Dittipidsiber Bareskrim Polri mengungkap kasus peretasan kartu kredit untuk pembayaran secara elektronik pada marketplace di Jepang yang dilakukan WNI. Kasus ini menyebabkan kerugian sebesar Rp1,6 miliar bagi delapan korban.
Dirtipidsiber Bareskrim Polri Brigjen Adi Vivid Agustiadi Bachtiar mengatakan, dua tersangka yang ditangkap merupakan WNI berinisial SB (40) dan DK (40). Keduanya merupakan seorang disc jokey (DJ).
"Perkara ini merupakan akses ilegal dengan cara meretas kartu kredit yang digunakan oleh para pelaku untuk melakukan pembayaran elektronik di beberapa market place di Jepang," kata Adi Vivid di gedung Bareskrim Polri, Jakarta, Selasa (8/8).
Adi VIvid menyebut, SB berperan sebagai pengawas perangkat di Jepang. Sementara, DK sebagai otak dari peretasan yang mengontrol SB dari Indonesia.
Kedua tersangka membeli akses peretasan di 16shop.

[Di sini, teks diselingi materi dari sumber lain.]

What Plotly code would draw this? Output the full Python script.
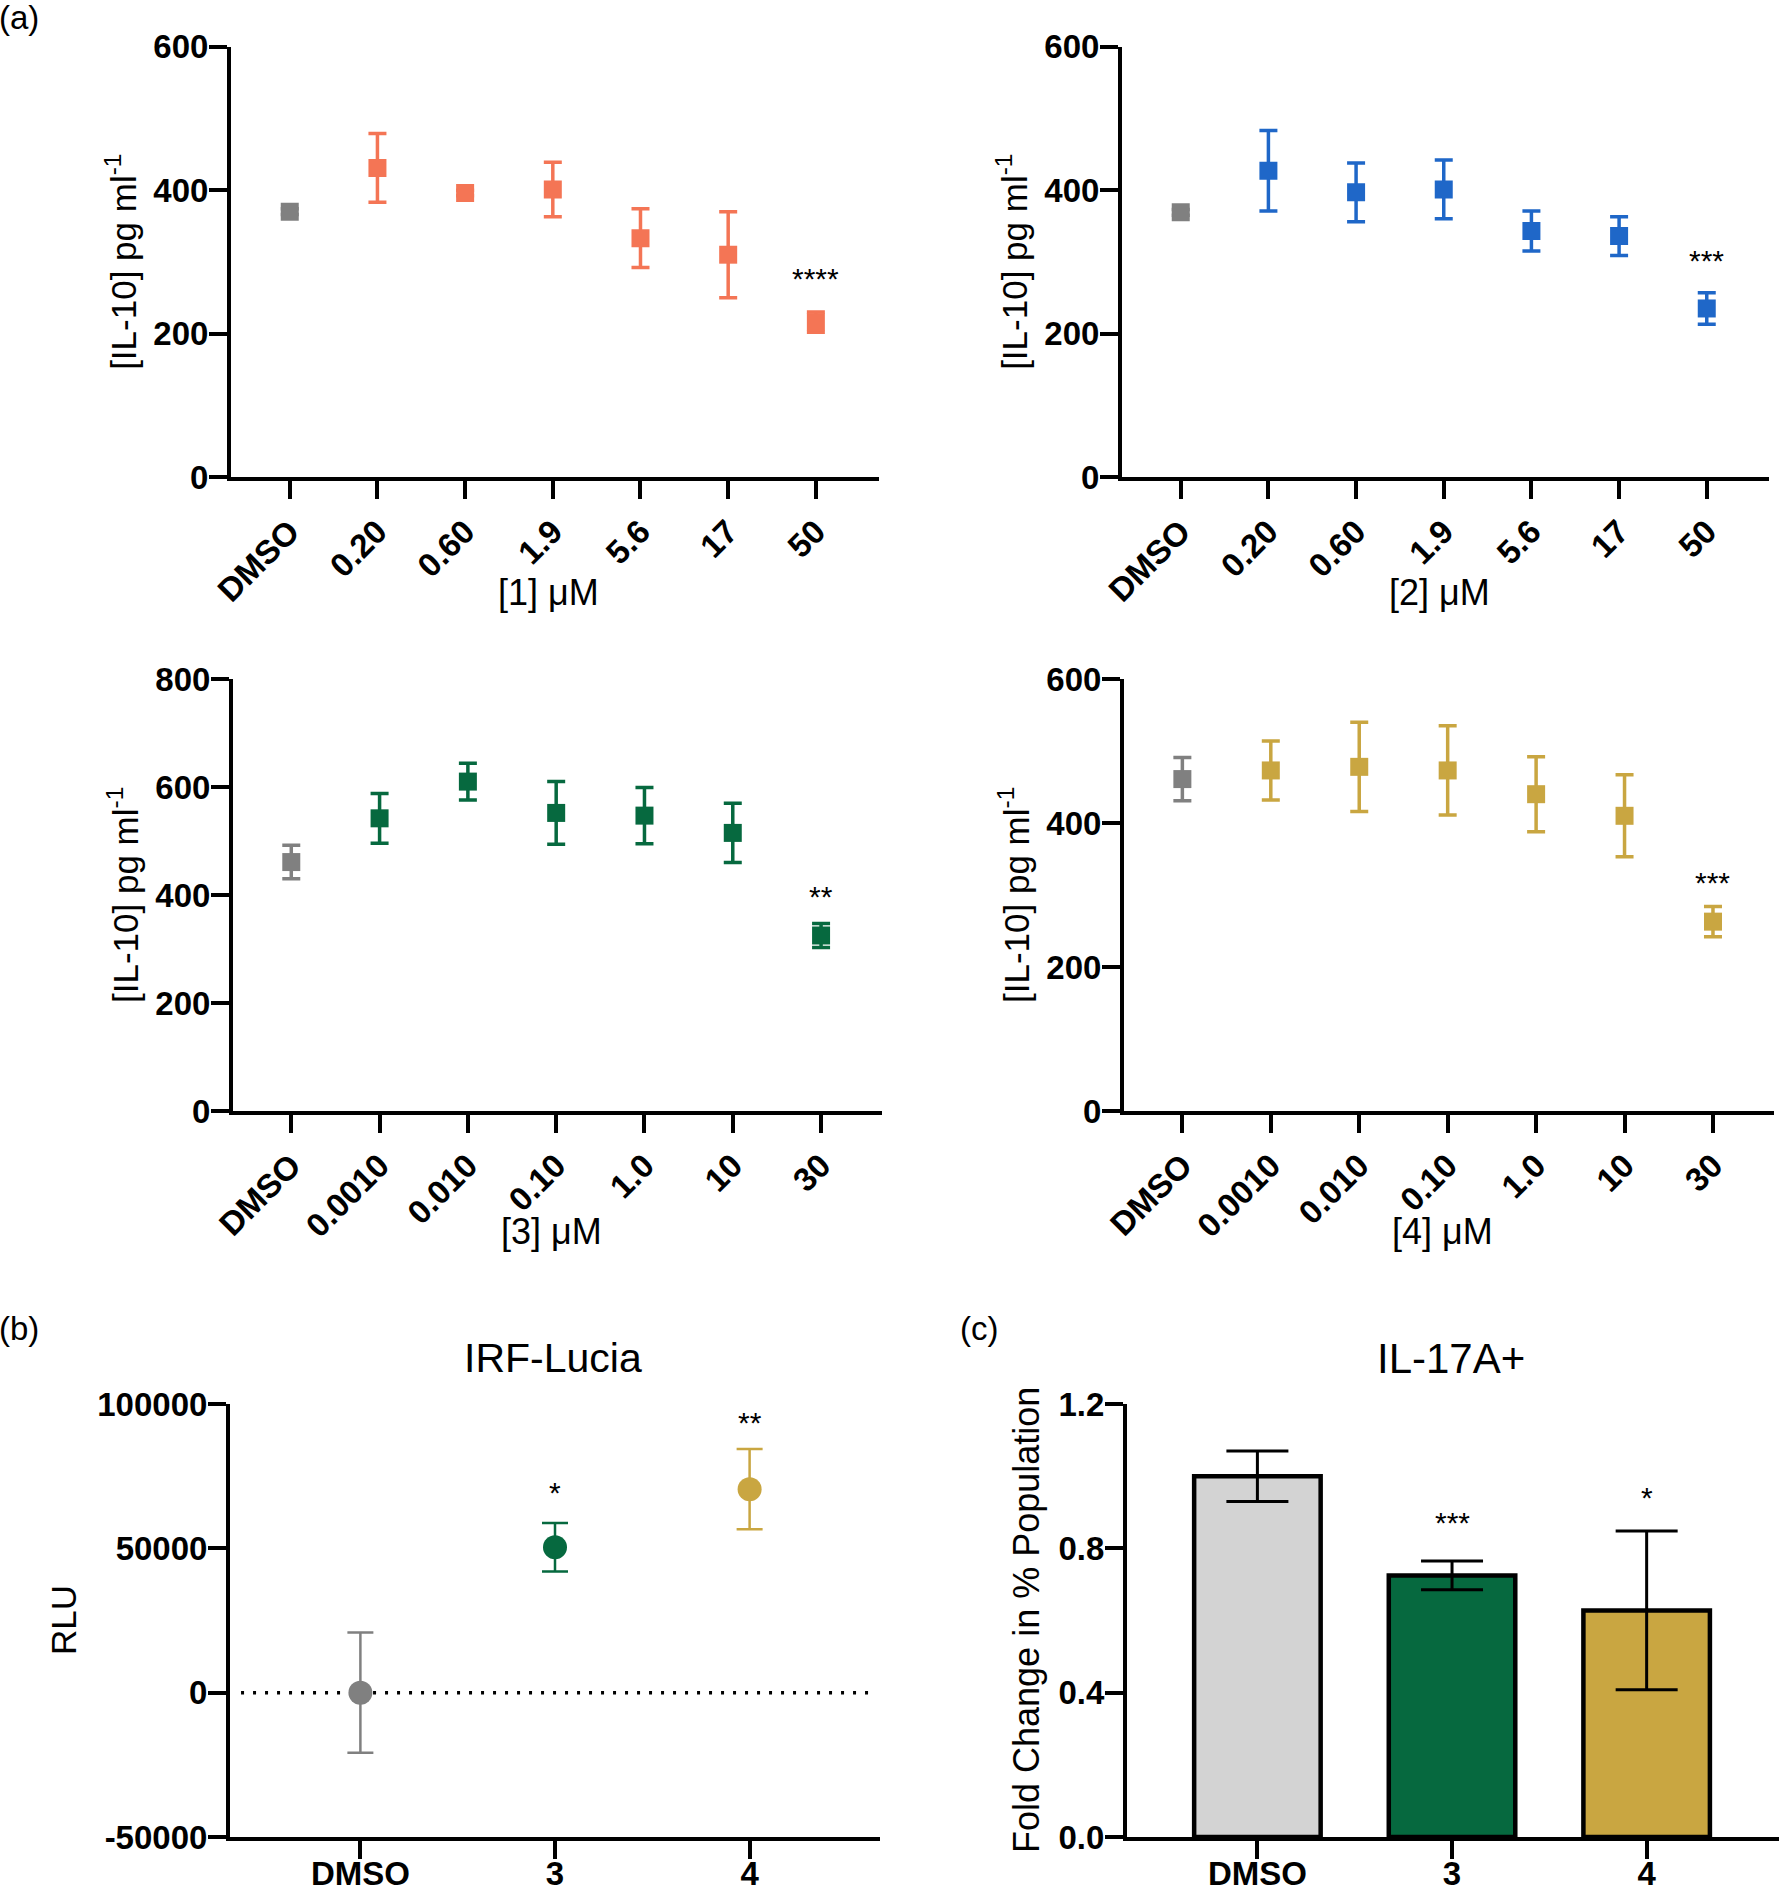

Keduanya membeli akses sekitar Rp700.000.
Adapun hacking tools itu, kata Adi, merupakan kode yang akan digunakan untuk meretas akun-akun pembayaran elektronik internasional.
"Jadi para pelaku ini membeli melalui sixteen shop, nanti begitu membeli mereka mendapat instruksi, kemudian disitu juga ada data-data tentang CC (Kartu Kredit) yang sudah dibobol oleh kelompok ini," ujarnya.
Selanjutnya, Adi Vivid menyebut pihaknya bekerja sama dengan Atase Polri Jepang dalam kasus ini. Awalnya SB tercium modusnya lantaran kerap membeli barang elektronik dengan kartu kredit yang di-hack, lalu menjualnya ke warga negara Jepang.
"Kedua orang ini saling kerja sama dengan otaknya adalah DK sedangkan SB berperan menyediakan perangkat komputer agar bisa dioperasikan secara jarak jauh oleh DK," jelasnya.
Polisi pun lalu langsung melakukan pemeriksaan terhadap SB dan pada akhirnya kembali menangkap DK di Yogyakarta.
"SB ini membeli beberapa barang elektronik ada yang diambil di pos. Ada yang di alamatkan ke alamat SB di Jepang. Alamat tersebut bisa diidentifikasi oleh kepolisian Jepang, kemudian ditangkap dan dikembangkan sehingga kami bisa mengamankan saudara DK," katanya.
Atas perbuatanya, para tersangka dikenakan Pasal 46 ayat 1, 2, 3 junto Pasal 30 ayat 1, 2, 3 UU ITE, Pasal 48 ayat 1 junto Pasal 32 ayat 1 UU ITE, Pasal 51 ayat 1 junto Pasal 35 UU ITE dan Pasal 363 KUHP.
“Para tersangka terancam hukuman di atas lima tahun penjara," pungkasnya.